Wednesday, January 25, 2006

Outras formas de estar aprisionado



Qualquer brasileiro estranha a liberdade ao chegar no primeiro mundo: praticamente não há grades nas janelas, não há porteiros nos prédios, os carros podem ficar na rua sem receio de serem riscados ou roubados, até os jornais são colocados, em muitos casos, na porta do assinante sem que ninguém toque no que não lhe pertence. Também pode parecer absurdo o fato de tantas lojas deixarem os produtos expostos nas calçadas, sem que alguém os vigie, e eles continuarem lá. Ou ainda, ao tomar sol em parques públicos, largar suas coisas sem receio de alguém levá-las e poder andar na rua a qualquer hora sem medo, mesmo morando em uma metrópole como Berlim.
Não que a criminalidade não tenha chegado aqui, ao contrário, casos de roubos e até mortes também podem ser vistos na imprensa (e tem, infelizemente, aumentado com o passar dos anos) mas em quantidade mínima se comparados com países violentos do terceiro mundo.
Como quase tudo na vida, no entanto, não poderia ser perfeito. Se a liberdade de andar nas ruas é grande, há outra forma de se sentir aprisionado: o frio! Várias vezes desisti de sair de casa por não ter vontade de me empacotar para ir as ruas mas jamais fora tão extremo como nesta semana. Desde domingo o noticiário avisa: só saia se realmente precisar e, no caso, agasalhe-se ao extremo. A temperatura chegou a menos 20 aqui em Berlim e no Sul da Alemanha, até menos 37 graus celsius.
Quem não ouviu as recomendações e arriscou, pagou com a vida. Foi o caso de uma senhora que queria buscar a correspondência na caixa do correio. O trajeto de alguns metros parecia uma inocente caminhada. A senhora, porém, caiu no meio do caminho e nunca mais levantou: não suficientemente agasalhada, congelou e morreu ali mesmo. Hoje, a notícia foi de outro senhor, de 62 anos, que não aqueceu sua casa e congelou na mesa da cozinha. Um vizinho estranhou a falta de fumaça na chaminé, entrou na residência que estava destrancada e tentou socorrer o aposentado, que morreu no hospital. Estas são apenas duas das dezenas de vítimas já registradas nos últimos dias por causa do inverno rigoroso.

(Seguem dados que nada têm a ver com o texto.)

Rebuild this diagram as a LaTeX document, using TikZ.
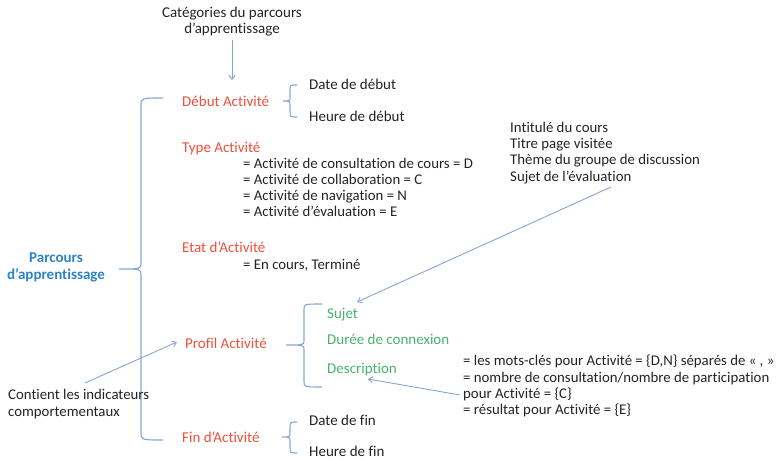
\documentclass[tikz,border=0pt]{standalone}
\usepackage{fontspec}
\setmainfont{Carlito}[Ligatures=NoCommon]
\usetikzlibrary{arrows.meta}
\definecolor{redlab}{RGB}{238,80,60}
\definecolor{greenlab}{RGB}{70,180,110}
\definecolor{bluelab}{RGB}{45,130,200}
\definecolor{linecol}{RGB}{135,165,210}
\definecolor{txt}{RGB}{35,35,35}
\newcommand\curlybr[6]{%
  \draw[bracestyle] (#3,#4) .. controls (#2,#4) .. (#2,{#4+6}) -- (#2,{#5-5})
    .. controls (#2,#5) .. (#1,#5) .. controls (#2,#5) .. (#2,{#5+5})
    -- (#2,{#6-6}) .. controls (#2,#6) .. (#3,#6);}
\begin{document}
\begin{tikzpicture}[x=1pt,y=-1pt,
  bracestyle/.style={draw=linecol,line width=1.1pt},
  conn/.style={draw=linecol,line width=0.9pt,-{Straight Barb[length=4pt,width=6pt]}},
  lab/.style={anchor=base west,inner sep=0pt,text=txt,font=\fontsize{14.8}{16}\selectfont},
  big/.style={lab,font=\fontsize{15}{16}\selectfont},
  cat/.style={big,text=redlab},
  sub/.style={big,text=greenlab}]
\useasboundingbox (0,0) rectangle (781,460);
% top title
\node[inner sep=0pt,align=center,text=txt,font=\fontsize{15}{16}\selectfont] (title) at (232,22) {Catégories du parcours\\d’apprentissage};
\coordinate (tA) at (232,40);
\coordinate (tB) at (232,80);
\draw[conn] (tA) -- (tB);
% main label
\node[inner sep=0pt,align=center,text=bluelab,font=\bfseries\fontsize{15}{17}\selectfont] (parc) at (56,267.5) {Parcours\\d’apprentissage};
\draw[bracestyle] (163,98) .. controls (141,98) .. (141,106) -- (141,263)
  .. controls (141,269) .. (119,269) .. controls (141,269) .. (141,275)
  -- (141,432) .. controls (141,440) .. (163,440);
% categories
\node[cat] (debut) at (182,106) {Début Activité};
\curlybr{283}{290}{297}{85}{101}{117}
\node[big] (dd) at (309,89) {Date de début};
\node[big] (hd) at (309,121) {Heure de début};
\node[cat] (type) at (182,152) {Type Activité};
\node[lab] (t1) at (243,168) {= Activité de consultation de cours =\ D};
\node[lab] (t2) at (243,184) {= Activité de collaboration = C};
\node[lab] (t3) at (243,200) {= Activité de navigation = N};
\node[lab] (t4) at (243,216) {= Activité d’évaluation = E};
\node[cat] (etat) at (182,252) {Etat d’Activité};
\node[lab] (e1) at (243,269) {= En cours, Terminé};
\node[cat] (profil) at (185,348) {Profil Activité};
\curlybr{286}{304}{322}{304}{345}{387}
\node[sub] (sujet) at (327,318) {Sujet};
\node[sub] (duree) at (327,344) {Durée de connexion};
\node[sub] (descr) at (327,373) {Description};
\node[cat] (fin) at (182,442) {Fin d’Activité};
\curlybr{282}{290}{297}{422}{437}{453}
\node[big] (df) at (309,425) {Date de fin};
\node[big] (hf) at (309,456) {Heure de fin};
% left note
\node[lab] (c1) at (8,399) {Contient les indicateurs};
\node[lab] (c2) at (8,416) {comportementaux};
\coordinate (cA) at (85,383);
\coordinate (cB) at (177,342);
\draw[conn] (cA) -- (cB);
% right list (sujet)
\node[lab] (r1) at (510,132) {Intitulé du cours};
\node[lab] (r2) at (510,148) {Titre page visitée};
\node[lab] (r3) at (510,164) {Thème du groupe de discussion};
\node[lab] (r4) at (510,181) {Sujet de l’évaluation};
\coordinate (sA) at (611,187);
\coordinate (sB) at (357,302);
\draw[conn] (sA) -- (sB);
% description list
\node[lab] (d1) at (463,365) {= les mots-clés pour Activité = \{D,N\} séparés de « , »};
\node[lab] (d2) at (463,382) {= nombre de consultation/nombre de participation};
\node[lab] (d3) at (463,398) {pour Activité = \{C\}};
\node[lab] (d4) at (463,414) {= résultat pour Activité = \{E\}};
\coordinate (dA) at (460,395);
\coordinate (dB) at (368,379);
\draw[conn] (dA) -- (dB);
\end{tikzpicture}
\end{document}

A temperatura já está, no entanto, voltando ao normal e a tendência é termos a média de menos 5 nos próximos dois meses, não tão agradável mas suficiente para podermos sair e cumprir as rotinas diárias. Ainda bem, dificil sentir-se impotente e aprisionada por causa do mau tempo. Por outro lado, ao contrário da criminalidade a qual obriga inocentes a morarem atrás das grades em suas próprias casas, o inverno dura apenas três meses e quando chega a primavera volta, junto com as flores, a maravilhosa sensação de viver-se em um país civilizado e seguro.